Bill Keating Explains His Support For H-2B Visa Program for Foreign Workers

Printed from: https://newbostonpost.com/2020/03/14/bill-keating-explains-his-support-for-h-2b-visa-program-for-foreign-workers/

The largest federation of labor unions in the country opposes a program allowing foreign nationals into the country to work, so why does U.S. Representative Bill Keating support it? 

Last week, the Democrat from Massachusetts’s Ninth Congressional District slammed President Donald Trump’s administration for what he sees as an insufficient expansion of the H-2B visa program.

The Trump administration’s Department of Homeland Security announced that an additional 35,000 visas would be allotted in the second half of this year, bringing the total number of allotted H-2B visas to 101,000 overall for 2020. The H-2B visa cap is set at 66,000 per year (33,000 in the first half of the year and 33,000 in the second half), but additional visas may be provided under a particular circumstance.

According to the U.S. Citizenship and Immigration Services department, the additional visas, “are available only to American businesses which attest that they will likely suffer irreparable harm without the ability to employ all the H-2B workers requested in their petition.”

No additional visas were allotted in the first half of the year other than the standard 33,000 issued.

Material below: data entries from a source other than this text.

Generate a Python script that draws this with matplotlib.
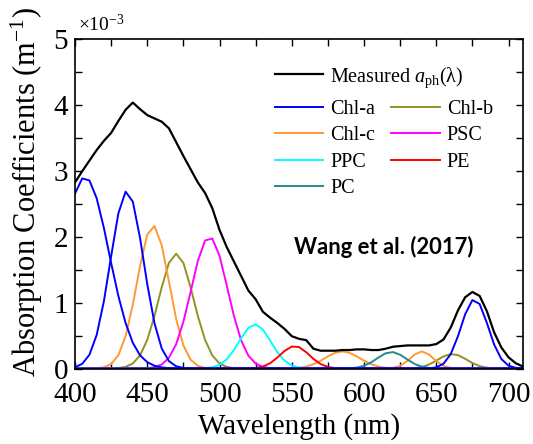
import numpy as np
import matplotlib.pyplot as plt

# wavelength grid (nm), 5 nm steps
wl = np.arange(400, 711, 5)

# measured a_ph(lambda), in units of 1e-3 m^-1
measured = [
    2.82, 2.99, 3.15, 3.31, 3.45, 3.57, 3.75, 3.92, 4.03, 3.93,
    3.84, 3.79, 3.74, 3.64, 3.43, 3.22, 3.02, 2.82, 2.66, 2.43,
    2.10, 1.84, 1.62, 1.40, 1.18, 1.05, 0.86, 0.77, 0.69, 0.60,
    0.49, 0.45, 0.43, 0.30, 0.27, 0.27, 0.27, 0.28, 0.28, 0.29,
    0.29, 0.28, 0.28, 0.30, 0.33, 0.34, 0.35, 0.35, 0.35, 0.35,
    0.37, 0.44, 0.62, 0.88, 1.08, 1.16, 1.10, 0.87, 0.55, 0.32,
    0.17, 0.08, 0.03,
]

# fitted pigment bands: (first wavelength, values every 5 nm), 1e-3 m^-1
chla_bands = [
    (400, [2.65, 2.88, 2.85, 2.58, 2.13, 1.60, 1.10, 0.69, 0.39, 0.20,
           0.097, 0.042, 0.017, 0.006, 0.002]),
    (400, [0.020, 0.071, 0.209, 0.508, 1.02, 1.70, 2.35, 2.68, 2.53, 1.98,
           1.28, 0.687, 0.305, 0.112, 0.034, 0.009, 0.002]),
    (645, [0.003, 0.018, 0.073, 0.218, 0.489, 0.823, 1.037, 0.978, 0.692,
           0.366, 0.145, 0.043, 0.010, 0.002]),
]
chlb_bands = [
    (425, [0.002, 0.007, 0.025, 0.076, 0.199, 0.434, 0.797, 1.23, 1.60, 1.74,
           1.60, 1.23, 0.797, 0.434, 0.199, 0.076, 0.025, 0.007, 0.002]),
    (630, [0.002, 0.007, 0.024, 0.061, 0.120, 0.184, 0.219, 0.203, 0.147,
           0.083, 0.036, 0.012, 0.003, 0.001]),
]
chlc_bands = [
    (415, [0.004, 0.018, 0.067, 0.201, 0.488, 0.965, 1.55, 2.03, 2.16, 1.87,
           1.32, 0.753, 0.351, 0.133, 0.041, 0.010, 0.002]),
    (545, [0.001, 0.004, 0.011, 0.030, 0.065, 0.119, 0.184, 0.238, 0.260,
           0.238, 0.184, 0.119, 0.065, 0.030, 0.011, 0.004, 0.001]),
    (615, [0.002, 0.010, 0.041, 0.114, 0.212, 0.260, 0.212, 0.114, 0.041,
           0.010, 0.002]),
]
psc_bands = [
    (450, [0.005, 0.020, 0.061, 0.163, 0.368, 0.709, 1.16, 1.63, 1.94, 1.97,
           1.71, 1.26, 0.793, 0.425, 0.194, 0.075, 0.025, 0.007, 0.002]),
]
ppc_bands = [
    (485, [0.001, 0.005, 0.018, 0.056, 0.139, 0.281, 0.461, 0.616, 0.669,
           0.591, 0.425, 0.248, 0.118, 0.046, 0.014, 0.004, 0.001]),
]
pe_bands = [
    (520, [0.002, 0.009, 0.030, 0.080, 0.166, 0.266, 0.333, 0.325, 0.247,
           0.146, 0.067, 0.024, 0.007, 0.001]),
]
pc_bands = [
    (585, [0.001, 0.004, 0.014, 0.041, 0.094, 0.167, 0.231, 0.249, 0.209,
           0.137, 0.070, 0.028, 0.009, 0.002]),
]


def on_grid(start, vals):
    full = np.zeros(len(wl))
    i = (start - wl[0]) // 5
    full[i : i + len(vals)] = vals
    return full


plt.rcParams["font.family"] = "Liberation Serif"
plt.rcParams["mathtext.fontset"] = "custom"
plt.rcParams["mathtext.rm"] = "Liberation Serif"
plt.rcParams["mathtext.it"] = "Liberation Serif:italic"

fig = plt.figure(figsize=(5.33, 4.44), dpi=100)
ax = fig.add_axes([0.1407, 0.170, 0.8405, 0.7432])

# drawing order: chl-a last so its zero baseline sits on top
pigments = [
    ("Chl-b", "#929222", chlb_bands),
    ("Chl-c", "#ff9933", chlc_bands),
    ("PSC", "#ff00ff", psc_bands),
    ("PPC", "#00ffff", ppc_bands),
    ("PE", "#ff0000", pe_bands),
    ("PC", "#218c8c", pc_bands),
    ("Chl-a", "#0000ff", chla_bands),
]
handles = {}
for name, color, bands in pigments:
    for start, vals in bands:
        (line,) = ax.plot(wl, on_grid(start, vals), color=color, lw=1.4)
    handles[name] = line

(h_meas,) = ax.plot(wl, measured, color="k", lw=1.6)

ax.set_xlim(400, 710)
ax.set_ylim(0, 5)
ax.set_xticks(range(400, 701, 50))
ax.set_xticks(range(425, 710, 50), minor=True)
ax.set_yticks(range(0, 6))
ax.set_yticks(np.arange(0.5, 5, 1.0), minor=True)
ax.tick_params(which="both", direction="in", top=True, right=True,
               length=5, width=1.0)
ax.tick_params(which="major", labelsize=21)
ax.tick_params(axis="x", which="major", pad=10)
ax.tick_params(axis="y", which="major", pad=5)
for sp in ax.spines.values():
    sp.set_linewidth(1.2)

ax.set_xlabel("Wavelength (nm)", fontsize=21)
ax.xaxis.set_label_coords(0.5, -0.135)
ax.set_ylabel("Absorption Coefficients (m$^{-1}$)", fontsize=22)
ax.yaxis.set_label_coords(-0.068, 0.535)

fig.text(78 / 533, 1 - 31 / 444, r"$\times$10$^{-3}$", fontsize=14,
         ha="left", va="baseline")

leg1 = ax.legend([h_meas], ["Measured $a_{\\rm ph}$(λ)"],
                 loc="upper left", bbox_to_anchor=(275 / 533, 1 - 65 / 444),
                 bbox_transform=fig.transFigure, frameon=False, fontsize=14.5,
                 handlelength=2.4, handletextpad=0.35, borderpad=0,
                 borderaxespad=0)
ax.add_artist(leg1)
order = ["Chl-a", "Chl-c", "PPC", "PC", "Chl-b", "PSC", "PE"]
ax.legend([handles[n] for n in order], order, ncol=2,
          loc="upper left", bbox_to_anchor=(275 / 533, 1 - 100 / 444),
          bbox_transform=fig.transFigure, frameon=False, fontsize=14.5,
          handlelength=2.4, handletextpad=0.35, borderpad=0,
          borderaxespad=0, labelspacing=0.36, columnspacing=0.8)

fig.text(384 / 533, 1 - 247 / 444, "Wang et al. (2017)", fontsize=15.8,
         fontweight="bold", family="Lato", ha="center", va="center")

fig.savefig("out.png", dpi=100)
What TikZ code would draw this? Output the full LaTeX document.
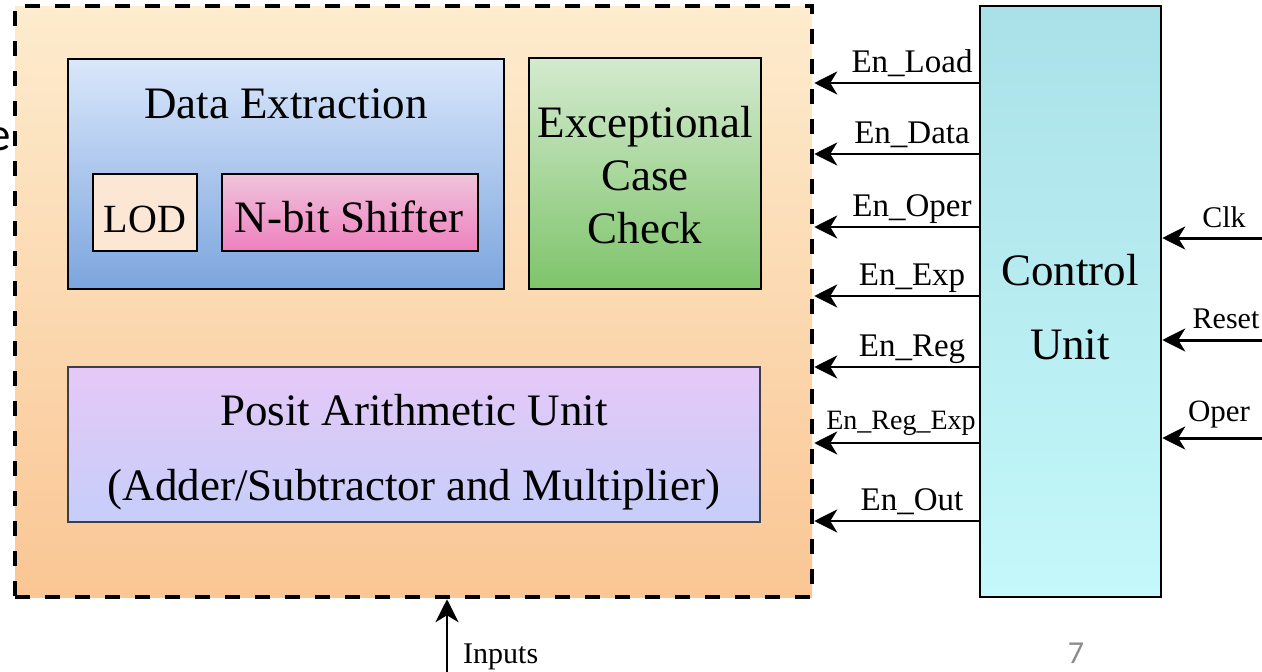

The Trump administration is issuing more visas than past administrations, according to the State Department’s Bureau of Consular Affairs. In 2016, Barack Obama’s last full year as president, the program offered 84,627 H-2B visas. However, the program is also dependent on the state of the economy. In 2009, for example, just 44,847 were issued amid a recession — a decline from the 94,304 offered in 2008, George W. Bush’s final full year as president.

Keating, who represents a district that includes Cape Cod, Nantucket, and Martha’s Vineyard, which have a large supply of seasonal jobs during the summer, did not offer a number of visas he thinks is sufficient, but blasted Trump’s number as too low.

“The Trump Administration either does not understand or simply does not care about the needs of seasonal business across the nation,” Keating said in a press release Thursday, March 5. “Not only is the total amount of visas released today by DHS insufficient to meet the needs of seasonal business owners, their claim that this new criteria they are instituting is to combat fraud is a farce.

“I would say that today’s announcement shows that President Trump doesn’t understand that placing these restrictions is not effecting immigration but crippling small businesses, except that he liberally uses the H-2B process himself at his properties,” he added. “So he should know all too well.”

Inviting foreign workers into the country is a policy detested by the AFL-CIO, which represents many unions. On a page titled “Fact Sheet on Why the H-2B Program is Bad for Working People,” the AFL-CIO lays out its opposition.

Citing the left-leaning Economic Policy Institute, the AFL-CIO says that in 2014, employers saved between $2.59 to $3.80 an hour by hiring H-2B workers instead of American workers in industries such as landscaping and forestry.

At an event in Plymouth on Monday afternoon, New Boston Post asked Keating how he would respond to the AFL-CIO’s concerns.

“I’ve worked with labor my whole life. The seasonal workers that come here are not their concern,” he told New Boston Post. “There’s jobs for people here. They come, work for a couple of months then go home. They’re important for our local workers too because if there’s not a full complement of workers at a restaurant, which has happened, they’ll close down their hours. The people who are here working and anticipating those jobs are hurt by that. When it comes to the seasonal issue, I don’t think we see that criticism here, and it’s an important distinction to make.”

With the unemployment rate in Massachusetts at a historically low 2.9 percent, according to the federal Bureau of Labor Statistics, Keating said finding American workers to fill the jobs might not be possible, even if state and local governments tried to encourage it.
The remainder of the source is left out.